Bien qu’ils ne soient pas les plus pauvres parmi les Béninois, les zémidjans s’accommodent bien du gari en milieu de journée. En cela, leurs moeurs alimentaires ne diffèrent guère de celles des ouvriers en bâtiment des différents chantiers publics.

Plus de scepticisme que d’hostilité

C’est dire que c’est à dessein qu’un tel projet est initié et devrait, à priori, emporter l’adhésion de ses destinataires. Mais aujourd’hui, force est de constater que les zémidjans voient les choses d’un mauvais oeil. En les côtoyant, il n’est pas rare de surprendre des conversations du genre : « Nous ne sommes pas fait pour les champs. De toute façon, nous aussi, nous sommes instruits et donc destinés aux emplois de bureau. »

Plus originales, les conversations qui s’engagent souvent sur l’initiative des zémidjans, dès lors que vous êtes assis à l’arrière de leurs motos. Des conversations qui, bien souvent, dérangent votre quiétude et suscitent parfois de réels agacements. Du coup, vous êtes embarrassé. En s’enfermant dans le silence, les zémidjans vous taxent très tôt de vouloir faire preuve de suffisance, voire de mépris à leur endroit.

Mais comme le sujet de conversation du moment, c’est le « milliard des zémidjans » dans la culture du manioc, cela délie les langues. Selon que les passagers embarqués soient de la majorité au pouvoir ou de l’opposition, ils sont pour ou contre ce projet du gouvernement.

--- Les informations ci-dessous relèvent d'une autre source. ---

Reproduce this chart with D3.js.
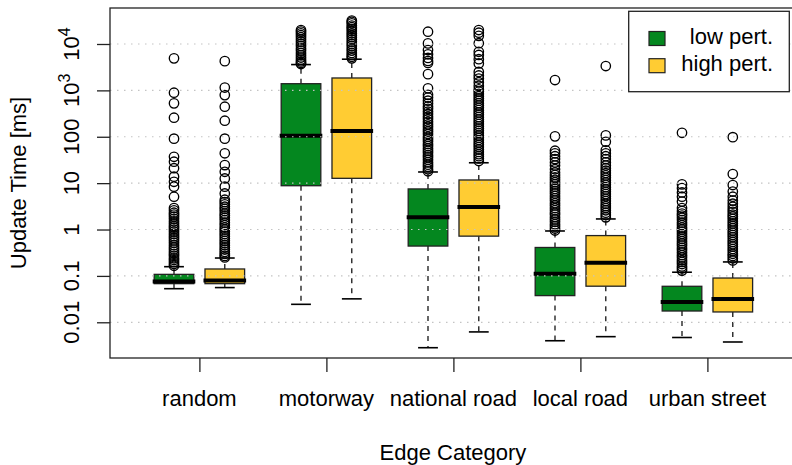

Déjà sceptiques quant à l’aboutissement du projet, les zémidjans sont profondément troublés par les opinions défavorables de leurs clients. En fait, ils n’y croient pas vraiment. A deux mois des élections présidentielles au Bénin, la reconversion des zémidjans dans la filière manioc est loin d’amorcer sa phase d’expérimentation.